--- BEGIN Available data ---

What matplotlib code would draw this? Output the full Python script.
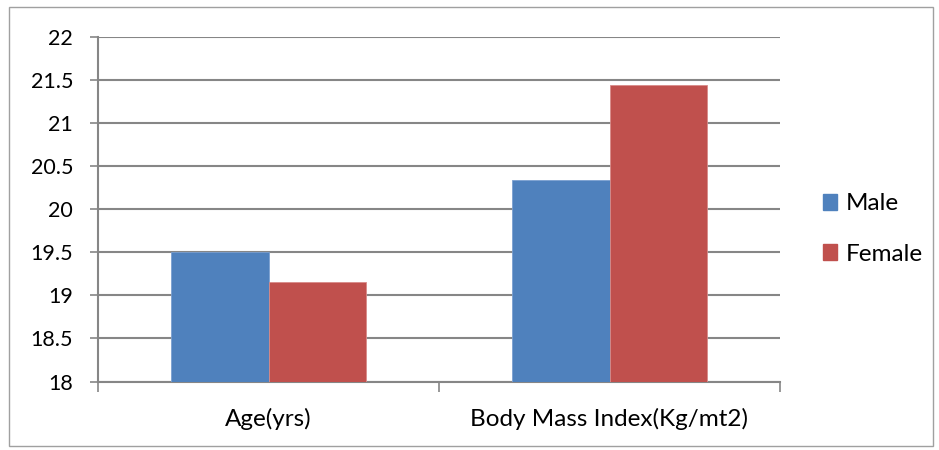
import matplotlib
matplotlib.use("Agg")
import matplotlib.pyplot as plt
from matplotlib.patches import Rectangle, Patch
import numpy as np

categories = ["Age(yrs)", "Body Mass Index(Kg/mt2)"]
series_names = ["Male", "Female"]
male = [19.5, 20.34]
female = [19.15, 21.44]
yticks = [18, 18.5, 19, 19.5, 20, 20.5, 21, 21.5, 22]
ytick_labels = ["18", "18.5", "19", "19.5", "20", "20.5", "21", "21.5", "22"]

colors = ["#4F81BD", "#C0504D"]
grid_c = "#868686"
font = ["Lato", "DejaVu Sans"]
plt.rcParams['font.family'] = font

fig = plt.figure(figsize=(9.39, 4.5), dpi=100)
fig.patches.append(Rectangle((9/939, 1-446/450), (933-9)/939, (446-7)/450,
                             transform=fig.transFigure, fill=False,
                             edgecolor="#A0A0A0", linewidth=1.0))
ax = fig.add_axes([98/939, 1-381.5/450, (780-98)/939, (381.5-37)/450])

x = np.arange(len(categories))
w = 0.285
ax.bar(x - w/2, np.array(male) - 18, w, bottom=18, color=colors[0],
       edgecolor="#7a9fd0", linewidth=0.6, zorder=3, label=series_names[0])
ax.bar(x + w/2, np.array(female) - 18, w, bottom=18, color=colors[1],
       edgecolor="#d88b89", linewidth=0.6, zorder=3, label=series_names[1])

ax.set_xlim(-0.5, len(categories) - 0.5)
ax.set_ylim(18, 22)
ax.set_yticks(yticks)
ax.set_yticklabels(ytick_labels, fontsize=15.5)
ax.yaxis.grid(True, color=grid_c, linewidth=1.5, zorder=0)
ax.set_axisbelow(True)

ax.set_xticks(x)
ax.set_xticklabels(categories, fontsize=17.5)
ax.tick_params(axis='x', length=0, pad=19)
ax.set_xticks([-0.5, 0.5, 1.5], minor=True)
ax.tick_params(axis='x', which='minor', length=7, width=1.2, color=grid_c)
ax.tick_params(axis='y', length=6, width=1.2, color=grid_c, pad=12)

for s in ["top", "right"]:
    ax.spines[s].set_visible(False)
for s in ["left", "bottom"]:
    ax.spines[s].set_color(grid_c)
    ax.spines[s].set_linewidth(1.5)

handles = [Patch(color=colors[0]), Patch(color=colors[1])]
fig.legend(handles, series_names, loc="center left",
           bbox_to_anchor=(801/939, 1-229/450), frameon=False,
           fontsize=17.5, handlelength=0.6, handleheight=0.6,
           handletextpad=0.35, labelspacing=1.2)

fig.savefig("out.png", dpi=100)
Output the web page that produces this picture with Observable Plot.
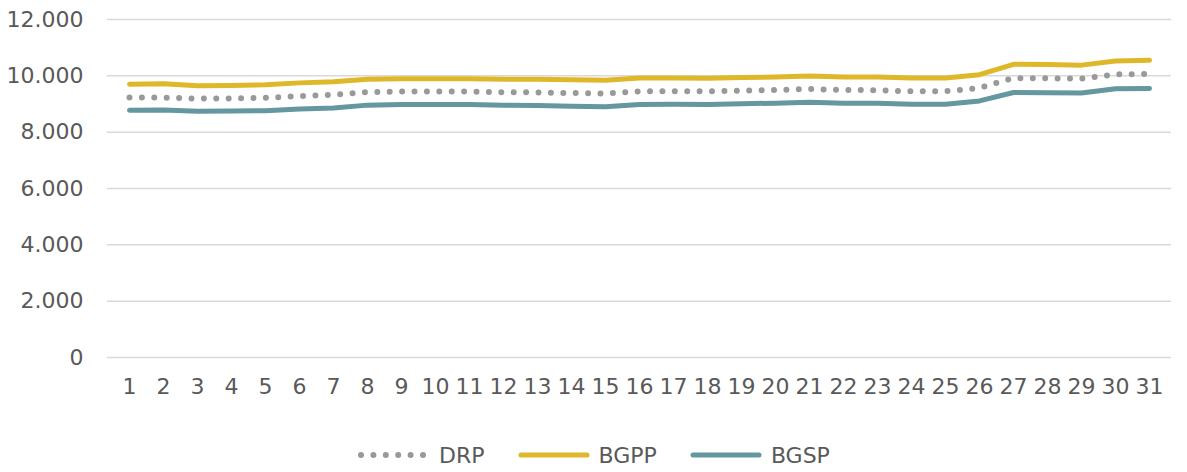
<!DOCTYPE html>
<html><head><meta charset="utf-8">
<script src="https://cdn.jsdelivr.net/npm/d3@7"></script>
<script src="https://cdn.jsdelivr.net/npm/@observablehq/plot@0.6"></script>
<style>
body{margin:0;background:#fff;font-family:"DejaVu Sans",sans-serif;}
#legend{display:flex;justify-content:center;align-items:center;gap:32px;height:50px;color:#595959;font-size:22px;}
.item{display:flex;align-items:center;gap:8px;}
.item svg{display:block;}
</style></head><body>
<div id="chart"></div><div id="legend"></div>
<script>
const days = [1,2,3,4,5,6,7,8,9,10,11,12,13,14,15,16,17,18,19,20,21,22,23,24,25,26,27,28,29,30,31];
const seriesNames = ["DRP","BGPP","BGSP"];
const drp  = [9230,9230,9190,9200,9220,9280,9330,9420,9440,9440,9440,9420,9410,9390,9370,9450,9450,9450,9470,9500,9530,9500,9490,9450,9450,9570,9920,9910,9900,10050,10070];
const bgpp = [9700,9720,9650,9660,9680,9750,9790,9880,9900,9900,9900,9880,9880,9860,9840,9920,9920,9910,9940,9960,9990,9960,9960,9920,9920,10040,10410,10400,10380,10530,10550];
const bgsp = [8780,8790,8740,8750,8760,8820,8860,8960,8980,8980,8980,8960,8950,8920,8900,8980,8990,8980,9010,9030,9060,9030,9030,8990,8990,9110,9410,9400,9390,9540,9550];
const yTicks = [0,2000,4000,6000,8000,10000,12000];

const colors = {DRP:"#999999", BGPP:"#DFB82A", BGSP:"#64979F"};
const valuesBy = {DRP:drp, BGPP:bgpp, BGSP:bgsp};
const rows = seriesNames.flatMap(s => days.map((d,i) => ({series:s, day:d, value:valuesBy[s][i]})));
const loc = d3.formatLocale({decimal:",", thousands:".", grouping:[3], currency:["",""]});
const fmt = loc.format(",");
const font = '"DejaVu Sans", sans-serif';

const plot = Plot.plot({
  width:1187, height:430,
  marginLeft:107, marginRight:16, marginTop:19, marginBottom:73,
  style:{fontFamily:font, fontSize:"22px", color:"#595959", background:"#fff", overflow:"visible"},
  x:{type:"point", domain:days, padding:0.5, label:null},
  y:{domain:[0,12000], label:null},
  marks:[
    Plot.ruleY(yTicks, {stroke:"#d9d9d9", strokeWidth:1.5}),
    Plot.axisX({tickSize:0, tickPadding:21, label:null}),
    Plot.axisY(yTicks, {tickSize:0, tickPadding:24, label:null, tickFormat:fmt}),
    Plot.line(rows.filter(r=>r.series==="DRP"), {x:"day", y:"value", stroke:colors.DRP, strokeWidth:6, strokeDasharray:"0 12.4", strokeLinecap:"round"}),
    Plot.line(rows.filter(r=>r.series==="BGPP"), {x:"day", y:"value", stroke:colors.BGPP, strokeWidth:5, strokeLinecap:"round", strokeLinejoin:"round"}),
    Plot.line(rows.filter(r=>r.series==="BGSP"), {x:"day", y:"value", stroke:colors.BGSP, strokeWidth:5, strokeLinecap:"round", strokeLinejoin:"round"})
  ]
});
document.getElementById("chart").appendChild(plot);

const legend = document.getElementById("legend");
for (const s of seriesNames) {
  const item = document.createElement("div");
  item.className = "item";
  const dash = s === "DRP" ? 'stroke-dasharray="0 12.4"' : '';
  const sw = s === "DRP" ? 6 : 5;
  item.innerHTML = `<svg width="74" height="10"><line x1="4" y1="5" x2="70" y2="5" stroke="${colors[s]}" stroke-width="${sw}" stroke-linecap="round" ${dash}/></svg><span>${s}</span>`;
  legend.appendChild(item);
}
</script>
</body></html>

--- END Available data ---

The request:
Each entry gets copied exactly; the pictures stay out.

Answer:
What matplotlib code would draw this? Output the full Python script.
import matplotlib
matplotlib.use("Agg")
import matplotlib.pyplot as plt
from matplotlib.patches import Rectangle, Patch
import numpy as np

categories = ["Age(yrs)", "Body Mass Index(Kg/mt2)"]
series_names = ["Male", "Female"]
male = [19.5, 20.34]
female = [19.15, 21.44]
yticks = [18, 18.5, 19, 19.5, 20, 20.5, 21, 21.5, 22]
ytick_labels = ["18", "18.5", "19", "19.5", "20", "20.5", "21", "21.5", "22"]

colors = ["#4F81BD", "#C0504D"]
grid_c = "#868686"
font = ["Lato", "DejaVu Sans"]
plt.rcParams['font.family'] = font

fig = plt.figure(figsize=(9.39, 4.5), dpi=100)
fig.patches.append(Rectangle((9/939, 1-446/450), (933-9)/939, (446-7)/450,
                             transform=fig.transFigure, fill=False,
                             edgecolor="#A0A0A0", linewidth=1.0))
ax = fig.add_axes([98/939, 1-381.5/450, (780-98)/939, (381.5-37)/450])

x = np.arange(len(categories))
w = 0.285
ax.bar(x - w/2, np.array(male) - 18, w, bottom=18, color=colors[0],
       edgecolor="#7a9fd0", linewidth=0.6, zorder=3, label=series_names[0])
ax.bar(x + w/2, np.array(female) - 18, w, bottom=18, color=colors[1],
       edgecolor="#d88b89", linewidth=0.6, zorder=3, label=series_names[1])

ax.set_xlim(-0.5, len(categories) - 0.5)
ax.set_ylim(18, 22)
ax.set_yticks(yticks)
ax.set_yticklabels(ytick_labels, fontsize=15.5)
ax.yaxis.grid(True, color=grid_c, linewidth=1.5, zorder=0)
ax.set_axisbelow(True)

ax.set_xticks(x)
ax.set_xticklabels(categories, fontsize=17.5)
ax.tick_params(axis='x', length=0, pad=19)
ax.set_xticks([-0.5, 0.5, 1.5], minor=True)
ax.tick_params(axis='x', which='minor', length=7, width=1.2, color=grid_c)
ax.tick_params(axis='y', length=6, width=1.2, color=grid_c, pad=12)

for s in ["top", "right"]:
    ax.spines[s].set_visible(False)
for s in ["left", "bottom"]:
    ax.spines[s].set_color(grid_c)
    ax.spines[s].set_linewidth(1.5)

handles = [Patch(color=colors[0]), Patch(color=colors[1])]
fig.legend(handles, series_names, loc="center left",
           bbox_to_anchor=(801/939, 1-229/450), frameon=False,
           fontsize=17.5, handlelength=0.6, handleheight=0.6,
           handletextpad=0.35, labelspacing=1.2)

fig.savefig("out.png", dpi=100)
Output the web page that produces this picture with Observable Plot.
<!DOCTYPE html>
<html><head><meta charset="utf-8">
<script src="https://cdn.jsdelivr.net/npm/d3@7"></script>
<script src="https://cdn.jsdelivr.net/npm/@observablehq/plot@0.6"></script>
<style>
body{margin:0;background:#fff;font-family:"DejaVu Sans",sans-serif;}
#legend{display:flex;justify-content:center;align-items:center;gap:32px;height:50px;color:#595959;font-size:22px;}
.item{display:flex;align-items:center;gap:8px;}
.item svg{display:block;}
</style></head><body>
<div id="chart"></div><div id="legend"></div>
<script>
const days = [1,2,3,4,5,6,7,8,9,10,11,12,13,14,15,16,17,18,19,20,21,22,23,24,25,26,27,28,29,30,31];
const seriesNames = ["DRP","BGPP","BGSP"];
const drp  = [9230,9230,9190,9200,9220,9280,9330,9420,9440,9440,9440,9420,9410,9390,9370,9450,9450,9450,9470,9500,9530,9500,9490,9450,9450,9570,9920,9910,9900,10050,10070];
const bgpp = [9700,9720,9650,9660,9680,9750,9790,9880,9900,9900,9900,9880,9880,9860,9840,9920,9920,9910,9940,9960,9990,9960,9960,9920,9920,10040,10410,10400,10380,10530,10550];
const bgsp = [8780,8790,8740,8750,8760,8820,8860,8960,8980,8980,8980,8960,8950,8920,8900,8980,8990,8980,9010,9030,9060,9030,9030,8990,8990,9110,9410,9400,9390,9540,9550];
const yTicks = [0,2000,4000,6000,8000,10000,12000];

const colors = {DRP:"#999999", BGPP:"#DFB82A", BGSP:"#64979F"};
const valuesBy = {DRP:drp, BGPP:bgpp, BGSP:bgsp};
const rows = seriesNames.flatMap(s => days.map((d,i) => ({series:s, day:d, value:valuesBy[s][i]})));
const loc = d3.formatLocale({decimal:",", thousands:".", grouping:[3], currency:["",""]});
const fmt = loc.format(",");
const font = '"DejaVu Sans", sans-serif';

const plot = Plot.plot({
  width:1187, height:430,
  marginLeft:107, marginRight:16, marginTop:19, marginBottom:73,
  style:{fontFamily:font, fontSize:"22px", color:"#595959", background:"#fff", overflow:"visible"},
  x:{type:"point", domain:days, padding:0.5, label:null},
  y:{domain:[0,12000], label:null},
  marks:[
    Plot.ruleY(yTicks, {stroke:"#d9d9d9", strokeWidth:1.5}),
    Plot.axisX({tickSize:0, tickPadding:21, label:null}),
    Plot.axisY(yTicks, {tickSize:0, tickPadding:24, label:null, tickFormat:fmt}),
    Plot.line(rows.filter(r=>r.series==="DRP"), {x:"day", y:"value", stroke:colors.DRP, strokeWidth:6, strokeDasharray:"0 12.4", strokeLinecap:"round"}),
    Plot.line(rows.filter(r=>r.series==="BGPP"), {x:"day", y:"value", stroke:colors.BGPP, strokeWidth:5, strokeLinecap:"round", strokeLinejoin:"round"}),
    Plot.line(rows.filter(r=>r.series==="BGSP"), {x:"day", y:"value", stroke:colors.BGSP, strokeWidth:5, strokeLinecap:"round", strokeLinejoin:"round"})
  ]
});
document.getElementById("chart").appendChild(plot);

const legend = document.getElementById("legend");
for (const s of seriesNames) {
  const item = document.createElement("div");
  item.className = "item";
  const dash = s === "DRP" ? 'stroke-dasharray="0 12.4"' : '';
  const sw = s === "DRP" ? 6 : 5;
  item.innerHTML = `<svg width="74" height="10"><line x1="4" y1="5" x2="70" y2="5" stroke="${colors[s]}" stroke-width="${sw}" stroke-linecap="round" ${dash}/></svg><span>${s}</span>`;
  legend.appendChild(item);
}
</script>
</body></html>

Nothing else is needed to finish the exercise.